* [What you need to do]: Quote, verbatim, all material below, without pictures.

** START Stored data **

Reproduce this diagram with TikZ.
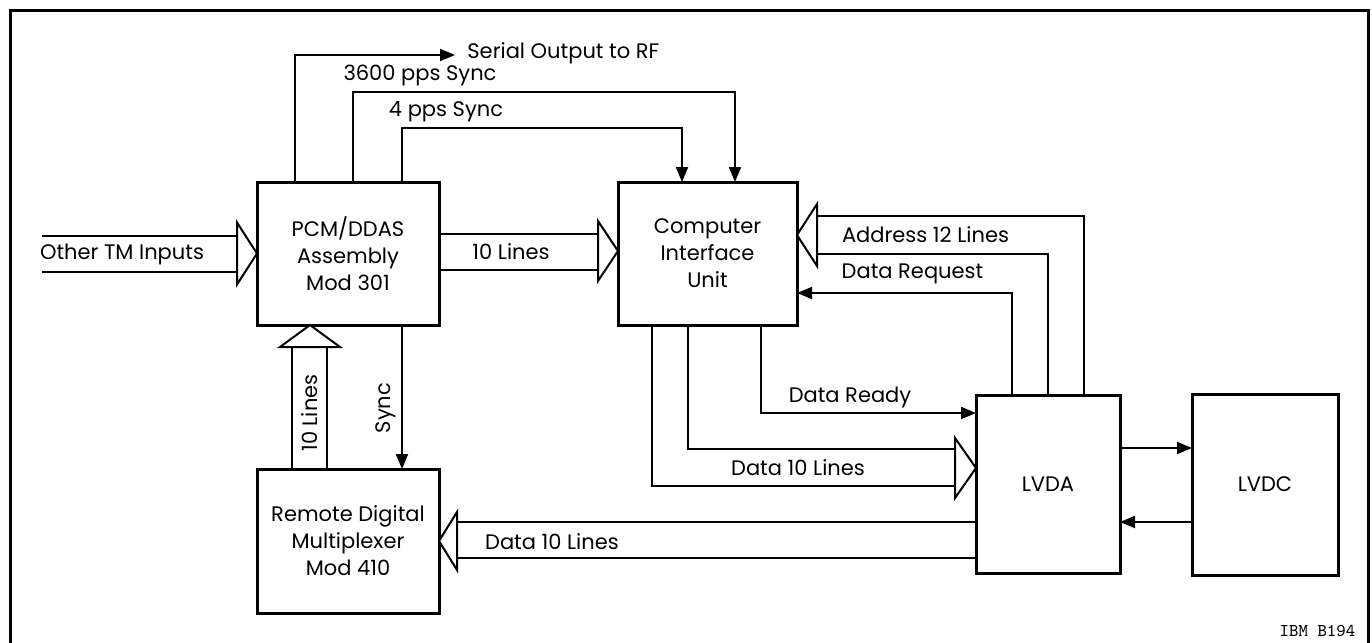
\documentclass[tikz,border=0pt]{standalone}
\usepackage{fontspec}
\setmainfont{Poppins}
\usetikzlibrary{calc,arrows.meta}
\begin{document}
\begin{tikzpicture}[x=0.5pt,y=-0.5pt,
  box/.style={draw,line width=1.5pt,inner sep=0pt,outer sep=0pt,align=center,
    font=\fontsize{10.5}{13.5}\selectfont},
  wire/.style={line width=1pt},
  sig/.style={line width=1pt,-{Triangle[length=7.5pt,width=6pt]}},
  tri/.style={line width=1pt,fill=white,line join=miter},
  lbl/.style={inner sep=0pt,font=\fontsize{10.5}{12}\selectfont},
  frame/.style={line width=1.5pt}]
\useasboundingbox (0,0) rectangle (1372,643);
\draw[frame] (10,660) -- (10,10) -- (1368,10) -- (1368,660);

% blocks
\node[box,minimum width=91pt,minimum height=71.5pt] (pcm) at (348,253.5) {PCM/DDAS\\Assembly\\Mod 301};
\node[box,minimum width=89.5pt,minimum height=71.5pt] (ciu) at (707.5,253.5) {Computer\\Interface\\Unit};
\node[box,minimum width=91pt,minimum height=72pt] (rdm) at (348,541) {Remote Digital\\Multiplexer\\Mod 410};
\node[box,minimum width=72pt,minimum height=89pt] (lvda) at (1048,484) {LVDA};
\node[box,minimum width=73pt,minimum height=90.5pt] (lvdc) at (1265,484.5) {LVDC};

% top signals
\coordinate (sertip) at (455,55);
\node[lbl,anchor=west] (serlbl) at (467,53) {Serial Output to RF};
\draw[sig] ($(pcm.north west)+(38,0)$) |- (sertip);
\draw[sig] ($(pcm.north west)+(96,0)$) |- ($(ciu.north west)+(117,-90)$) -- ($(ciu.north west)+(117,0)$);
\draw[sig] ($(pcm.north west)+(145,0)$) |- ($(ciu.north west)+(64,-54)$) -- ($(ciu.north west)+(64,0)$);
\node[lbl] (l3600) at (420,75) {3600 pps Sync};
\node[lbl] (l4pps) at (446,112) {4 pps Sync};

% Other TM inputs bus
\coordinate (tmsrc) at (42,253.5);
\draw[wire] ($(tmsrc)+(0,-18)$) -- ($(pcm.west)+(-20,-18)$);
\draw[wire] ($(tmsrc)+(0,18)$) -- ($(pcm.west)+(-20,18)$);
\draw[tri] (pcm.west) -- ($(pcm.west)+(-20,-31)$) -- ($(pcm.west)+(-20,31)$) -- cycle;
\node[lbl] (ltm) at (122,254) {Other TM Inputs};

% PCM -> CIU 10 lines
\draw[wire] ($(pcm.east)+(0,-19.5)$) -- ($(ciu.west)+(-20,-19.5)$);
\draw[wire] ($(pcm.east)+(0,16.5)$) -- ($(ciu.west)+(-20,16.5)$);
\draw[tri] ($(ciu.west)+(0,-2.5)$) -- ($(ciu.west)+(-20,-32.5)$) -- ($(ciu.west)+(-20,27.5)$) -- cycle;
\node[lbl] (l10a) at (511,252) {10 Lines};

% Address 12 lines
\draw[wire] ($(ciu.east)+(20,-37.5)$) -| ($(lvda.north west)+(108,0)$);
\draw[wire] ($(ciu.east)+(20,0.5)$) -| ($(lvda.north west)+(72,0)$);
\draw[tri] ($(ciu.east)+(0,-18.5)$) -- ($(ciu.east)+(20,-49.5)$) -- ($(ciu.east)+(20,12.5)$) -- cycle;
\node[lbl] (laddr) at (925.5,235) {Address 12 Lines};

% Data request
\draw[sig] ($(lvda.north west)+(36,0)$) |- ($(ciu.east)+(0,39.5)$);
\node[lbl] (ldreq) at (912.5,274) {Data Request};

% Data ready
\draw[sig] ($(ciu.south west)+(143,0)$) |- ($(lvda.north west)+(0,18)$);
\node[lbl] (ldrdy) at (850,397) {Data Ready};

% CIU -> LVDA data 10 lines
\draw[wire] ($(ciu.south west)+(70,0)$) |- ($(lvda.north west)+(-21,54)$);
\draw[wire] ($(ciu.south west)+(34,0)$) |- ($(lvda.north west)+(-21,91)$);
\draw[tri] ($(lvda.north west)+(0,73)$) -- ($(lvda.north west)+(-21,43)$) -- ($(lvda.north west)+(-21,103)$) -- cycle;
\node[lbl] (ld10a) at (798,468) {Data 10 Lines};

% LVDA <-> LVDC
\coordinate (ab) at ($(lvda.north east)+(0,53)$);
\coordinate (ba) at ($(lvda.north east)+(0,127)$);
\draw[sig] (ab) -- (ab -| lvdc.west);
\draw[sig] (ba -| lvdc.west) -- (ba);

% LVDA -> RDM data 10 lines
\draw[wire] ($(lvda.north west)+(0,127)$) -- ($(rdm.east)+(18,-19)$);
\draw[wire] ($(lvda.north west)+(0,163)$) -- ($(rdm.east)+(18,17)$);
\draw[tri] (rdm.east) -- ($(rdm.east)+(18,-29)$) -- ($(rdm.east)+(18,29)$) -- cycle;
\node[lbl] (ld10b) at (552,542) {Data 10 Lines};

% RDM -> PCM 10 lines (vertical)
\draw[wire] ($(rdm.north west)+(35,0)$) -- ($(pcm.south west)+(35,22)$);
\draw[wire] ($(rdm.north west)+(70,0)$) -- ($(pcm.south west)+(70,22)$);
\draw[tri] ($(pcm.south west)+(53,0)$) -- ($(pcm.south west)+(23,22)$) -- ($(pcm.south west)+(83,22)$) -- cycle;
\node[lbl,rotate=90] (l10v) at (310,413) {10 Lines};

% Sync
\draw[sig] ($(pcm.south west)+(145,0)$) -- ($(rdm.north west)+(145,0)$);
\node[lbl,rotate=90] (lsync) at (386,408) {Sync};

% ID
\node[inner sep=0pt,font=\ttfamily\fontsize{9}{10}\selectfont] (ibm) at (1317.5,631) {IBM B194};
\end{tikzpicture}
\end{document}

** END Stored data **

* [Exercise answer]:
Reproduce this diagram with TikZ.
\documentclass[tikz,border=0pt]{standalone}
\usepackage{fontspec}
\setmainfont{Poppins}
\usetikzlibrary{calc,arrows.meta}
\begin{document}
\begin{tikzpicture}[x=0.5pt,y=-0.5pt,
  box/.style={draw,line width=1.5pt,inner sep=0pt,outer sep=0pt,align=center,
    font=\fontsize{10.5}{13.5}\selectfont},
  wire/.style={line width=1pt},
  sig/.style={line width=1pt,-{Triangle[length=7.5pt,width=6pt]}},
  tri/.style={line width=1pt,fill=white,line join=miter},
  lbl/.style={inner sep=0pt,font=\fontsize{10.5}{12}\selectfont},
  frame/.style={line width=1.5pt}]
\useasboundingbox (0,0) rectangle (1372,643);
\draw[frame] (10,660) -- (10,10) -- (1368,10) -- (1368,660);

% blocks
\node[box,minimum width=91pt,minimum height=71.5pt] (pcm) at (348,253.5) {PCM/DDAS\\Assembly\\Mod 301};
\node[box,minimum width=89.5pt,minimum height=71.5pt] (ciu) at (707.5,253.5) {Computer\\Interface\\Unit};
\node[box,minimum width=91pt,minimum height=72pt] (rdm) at (348,541) {Remote Digital\\Multiplexer\\Mod 410};
\node[box,minimum width=72pt,minimum height=89pt] (lvda) at (1048,484) {LVDA};
\node[box,minimum width=73pt,minimum height=90.5pt] (lvdc) at (1265,484.5) {LVDC};

% top signals
\coordinate (sertip) at (455,55);
\node[lbl,anchor=west] (serlbl) at (467,53) {Serial Output to RF};
\draw[sig] ($(pcm.north west)+(38,0)$) |- (sertip);
\draw[sig] ($(pcm.north west)+(96,0)$) |- ($(ciu.north west)+(117,-90)$) -- ($(ciu.north west)+(117,0)$);
\draw[sig] ($(pcm.north west)+(145,0)$) |- ($(ciu.north west)+(64,-54)$) -- ($(ciu.north west)+(64,0)$);
\node[lbl] (l3600) at (420,75) {3600 pps Sync};
\node[lbl] (l4pps) at (446,112) {4 pps Sync};

% Other TM inputs bus
\coordinate (tmsrc) at (42,253.5);
\draw[wire] ($(tmsrc)+(0,-18)$) -- ($(pcm.west)+(-20,-18)$);
\draw[wire] ($(tmsrc)+(0,18)$) -- ($(pcm.west)+(-20,18)$);
\draw[tri] (pcm.west) -- ($(pcm.west)+(-20,-31)$) -- ($(pcm.west)+(-20,31)$) -- cycle;
\node[lbl] (ltm) at (122,254) {Other TM Inputs};

% PCM -> CIU 10 lines
\draw[wire] ($(pcm.east)+(0,-19.5)$) -- ($(ciu.west)+(-20,-19.5)$);
\draw[wire] ($(pcm.east)+(0,16.5)$) -- ($(ciu.west)+(-20,16.5)$);
\draw[tri] ($(ciu.west)+(0,-2.5)$) -- ($(ciu.west)+(-20,-32.5)$) -- ($(ciu.west)+(-20,27.5)$) -- cycle;
\node[lbl] (l10a) at (511,252) {10 Lines};

% Address 12 lines
\draw[wire] ($(ciu.east)+(20,-37.5)$) -| ($(lvda.north west)+(108,0)$);
\draw[wire] ($(ciu.east)+(20,0.5)$) -| ($(lvda.north west)+(72,0)$);
\draw[tri] ($(ciu.east)+(0,-18.5)$) -- ($(ciu.east)+(20,-49.5)$) -- ($(ciu.east)+(20,12.5)$) -- cycle;
\node[lbl] (laddr) at (925.5,235) {Address 12 Lines};

% Data request
\draw[sig] ($(lvda.north west)+(36,0)$) |- ($(ciu.east)+(0,39.5)$);
\node[lbl] (ldreq) at (912.5,274) {Data Request};

% Data ready
\draw[sig] ($(ciu.south west)+(143,0)$) |- ($(lvda.north west)+(0,18)$);
\node[lbl] (ldrdy) at (850,397) {Data Ready};

% CIU -> LVDA data 10 lines
\draw[wire] ($(ciu.south west)+(70,0)$) |- ($(lvda.north west)+(-21,54)$);
\draw[wire] ($(ciu.south west)+(34,0)$) |- ($(lvda.north west)+(-21,91)$);
\draw[tri] ($(lvda.north west)+(0,73)$) -- ($(lvda.north west)+(-21,43)$) -- ($(lvda.north west)+(-21,103)$) -- cycle;
\node[lbl] (ld10a) at (798,468) {Data 10 Lines};

% LVDA <-> LVDC
\coordinate (ab) at ($(lvda.north east)+(0,53)$);
\coordinate (ba) at ($(lvda.north east)+(0,127)$);
\draw[sig] (ab) -- (ab -| lvdc.west);
\draw[sig] (ba -| lvdc.west) -- (ba);

% LVDA -> RDM data 10 lines
\draw[wire] ($(lvda.north west)+(0,127)$) -- ($(rdm.east)+(18,-19)$);
\draw[wire] ($(lvda.north west)+(0,163)$) -- ($(rdm.east)+(18,17)$);
\draw[tri] (rdm.east) -- ($(rdm.east)+(18,-29)$) -- ($(rdm.east)+(18,29)$) -- cycle;
\node[lbl] (ld10b) at (552,542) {Data 10 Lines};

% RDM -> PCM 10 lines (vertical)
\draw[wire] ($(rdm.north west)+(35,0)$) -- ($(pcm.south west)+(35,22)$);
\draw[wire] ($(rdm.north west)+(70,0)$) -- ($(pcm.south west)+(70,22)$);
\draw[tri] ($(pcm.south west)+(53,0)$) -- ($(pcm.south west)+(23,22)$) -- ($(pcm.south west)+(83,22)$) -- cycle;
\node[lbl,rotate=90] (l10v) at (310,413) {10 Lines};

% Sync
\draw[sig] ($(pcm.south west)+(145,0)$) -- ($(rdm.north west)+(145,0)$);
\node[lbl,rotate=90] (lsync) at (386,408) {Sync};

% ID
\node[inner sep=0pt,font=\ttfamily\fontsize{9}{10}\selectfont] (ibm) at (1317.5,631) {IBM B194};
\end{tikzpicture}
\end{document}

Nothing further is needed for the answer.